Member of the Bangladesh Parliament for Netrokona-4
- In office 25 January 2009 – 11 July 2023
- Preceded by: Lutfozzaman Babar
- Succeeded by: Sajjadul Hassan

Personal details
- Born: 15 May 1947 Mohanganj, Netrokona, Bengal Province, British India
- Died: 11 July 2023 (aged 76) Dhaka, Bangladesh
- Political party: Bangladesh Awami League
- Spouse: Abdul Momin

= Rebecca Momin =

Bangladeshi politician (1947–2023)

Rebecca Momin (15 May 1947 – 11 July 2023) was a Bangladesh Awami League politician and Jatiya Sangsad member representing the Netrokona-4 constituency for three terms from 2009 until her death in 2023.

==Life and career==
Momin was born on 15 May 1947, in Mohanganj, Netrokona, Bengal Province, British India. She was married to former Food Minister of Bangladesh Abdul Momin.

Momin was elected to parliament in the January 2009 Bangladesh general elections as a candidate of the Bangladesh Awami League from Netrokona-4 in Netrokona District. Momin was re-elected to parliament in the January 2014 Bangladesh general elections as a candidate of the same party. She was one of 17 women elected to parliament that year.

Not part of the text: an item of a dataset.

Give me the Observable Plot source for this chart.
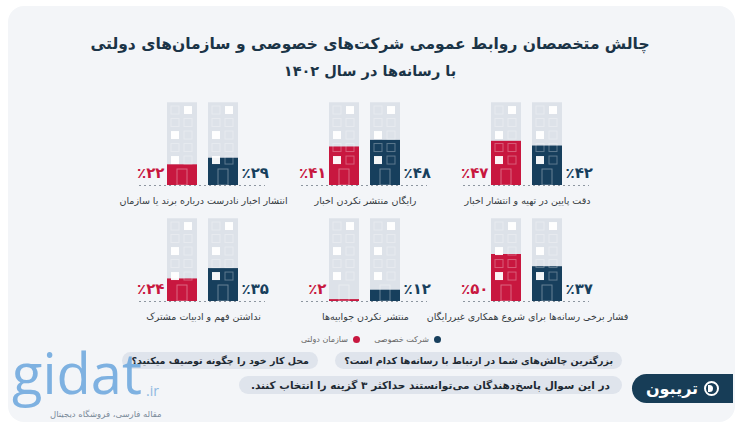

Momin was the chair of the Parliamentary Standing Committee on the Ministry of Women and Children Affairs. She controversially defended the government law lowering of the marriage age in Bangladesh from 18 to 16. She stated that in certain cases of teen pregnancy the girl can be married to prevent social stigma, while her opponents had argued that less than two percent of young girls marry due to unplanned pregnancy. She had said that she personally did not support the lowering of the marriage age but could not do anything, as the Prime Minister is also in charge of the Ministry of Women and Children Affairs. She faced criticism in December 2014 after stating that the reason for the increase in incidents of rape in Bangladesh was due to women's clothes and their ability to travel outside their homes.

==Death==
Momin died on 11 July 2023, at the age of 76.